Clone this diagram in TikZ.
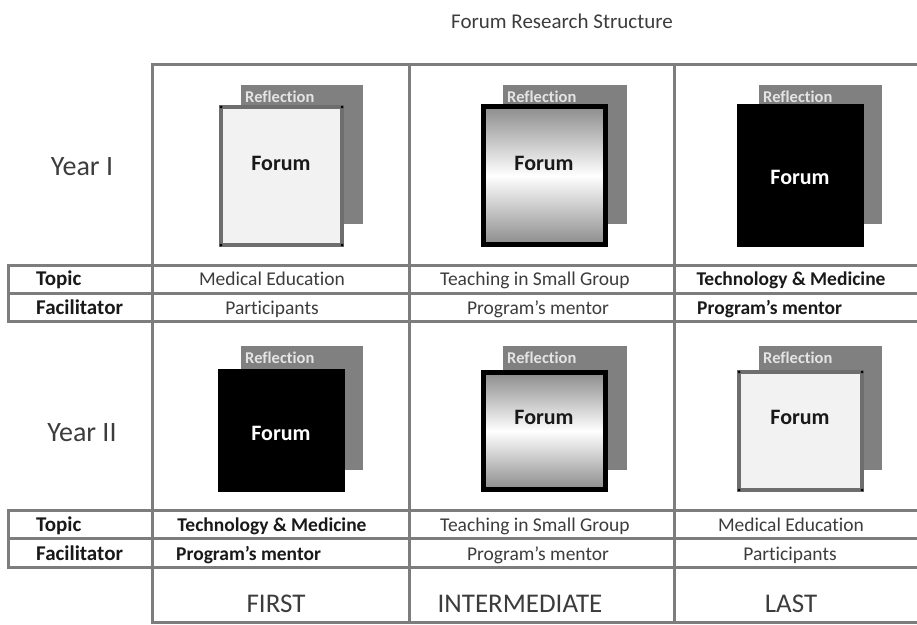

※

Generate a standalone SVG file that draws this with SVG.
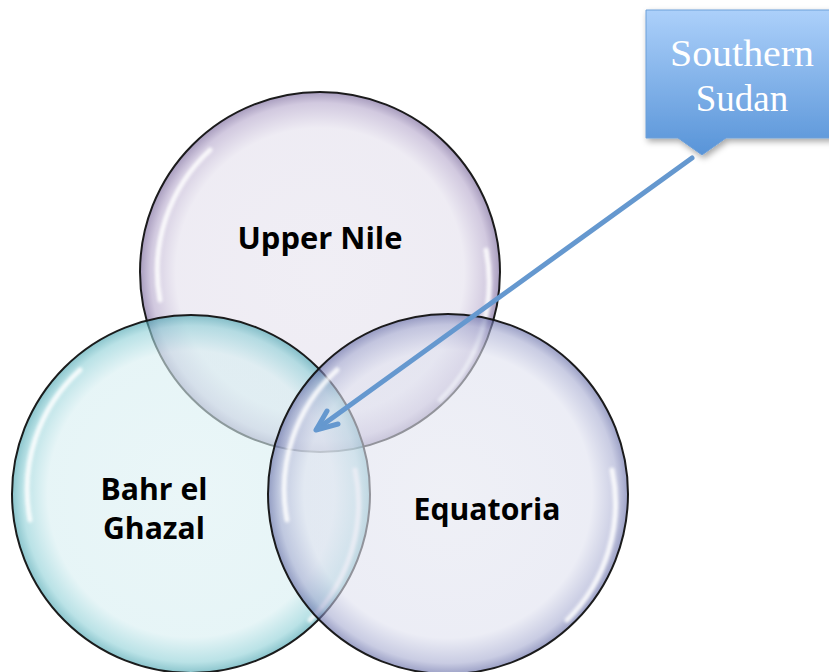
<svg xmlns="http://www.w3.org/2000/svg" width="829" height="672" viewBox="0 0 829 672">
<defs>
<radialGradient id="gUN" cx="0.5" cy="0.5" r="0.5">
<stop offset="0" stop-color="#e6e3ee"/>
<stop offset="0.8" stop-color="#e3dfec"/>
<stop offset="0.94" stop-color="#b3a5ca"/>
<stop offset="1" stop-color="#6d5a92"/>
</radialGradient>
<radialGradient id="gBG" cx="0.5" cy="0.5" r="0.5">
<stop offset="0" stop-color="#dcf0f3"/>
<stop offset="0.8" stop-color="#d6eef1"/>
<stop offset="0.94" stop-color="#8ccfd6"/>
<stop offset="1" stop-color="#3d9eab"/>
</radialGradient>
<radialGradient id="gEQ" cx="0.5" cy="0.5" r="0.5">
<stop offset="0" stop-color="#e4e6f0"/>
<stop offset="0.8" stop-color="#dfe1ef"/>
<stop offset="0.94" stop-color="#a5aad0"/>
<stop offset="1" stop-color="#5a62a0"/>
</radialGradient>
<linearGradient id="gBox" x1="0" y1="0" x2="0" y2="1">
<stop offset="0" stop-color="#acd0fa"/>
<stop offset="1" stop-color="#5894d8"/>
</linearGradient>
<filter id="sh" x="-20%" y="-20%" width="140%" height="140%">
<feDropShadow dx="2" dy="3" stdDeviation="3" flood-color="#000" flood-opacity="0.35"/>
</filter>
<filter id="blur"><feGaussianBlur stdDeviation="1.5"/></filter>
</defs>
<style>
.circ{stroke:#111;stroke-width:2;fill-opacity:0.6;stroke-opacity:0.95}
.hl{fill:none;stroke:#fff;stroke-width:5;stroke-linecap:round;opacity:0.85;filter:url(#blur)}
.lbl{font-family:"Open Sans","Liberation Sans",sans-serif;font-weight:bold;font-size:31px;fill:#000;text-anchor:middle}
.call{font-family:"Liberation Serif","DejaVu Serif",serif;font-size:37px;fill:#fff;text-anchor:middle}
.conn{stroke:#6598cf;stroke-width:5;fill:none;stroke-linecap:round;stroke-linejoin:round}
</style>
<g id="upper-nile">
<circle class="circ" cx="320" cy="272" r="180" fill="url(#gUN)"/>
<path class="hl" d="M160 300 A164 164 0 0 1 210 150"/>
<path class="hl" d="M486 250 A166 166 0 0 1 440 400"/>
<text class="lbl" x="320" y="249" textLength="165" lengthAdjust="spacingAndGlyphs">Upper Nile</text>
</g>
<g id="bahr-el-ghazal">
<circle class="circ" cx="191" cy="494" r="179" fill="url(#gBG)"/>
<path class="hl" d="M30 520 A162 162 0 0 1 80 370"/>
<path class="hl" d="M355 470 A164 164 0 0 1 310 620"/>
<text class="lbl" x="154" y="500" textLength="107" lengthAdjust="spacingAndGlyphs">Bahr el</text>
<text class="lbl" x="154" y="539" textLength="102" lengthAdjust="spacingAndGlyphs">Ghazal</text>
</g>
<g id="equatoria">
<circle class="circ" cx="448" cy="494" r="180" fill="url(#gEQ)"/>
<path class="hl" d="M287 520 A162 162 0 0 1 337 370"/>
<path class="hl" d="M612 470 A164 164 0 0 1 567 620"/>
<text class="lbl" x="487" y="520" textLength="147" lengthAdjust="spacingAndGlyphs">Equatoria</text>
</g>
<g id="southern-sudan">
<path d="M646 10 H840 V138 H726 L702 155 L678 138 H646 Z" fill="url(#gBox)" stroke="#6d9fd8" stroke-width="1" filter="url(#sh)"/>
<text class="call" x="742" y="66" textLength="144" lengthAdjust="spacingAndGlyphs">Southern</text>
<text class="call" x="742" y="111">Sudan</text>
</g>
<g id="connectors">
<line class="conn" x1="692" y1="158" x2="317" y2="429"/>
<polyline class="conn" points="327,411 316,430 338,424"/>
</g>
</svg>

※

Search the lines for the string "this" and copy every line that has it.

__Exercise result__:
Clone this diagram in TikZ.
Generate a standalone SVG file that draws this with SVG.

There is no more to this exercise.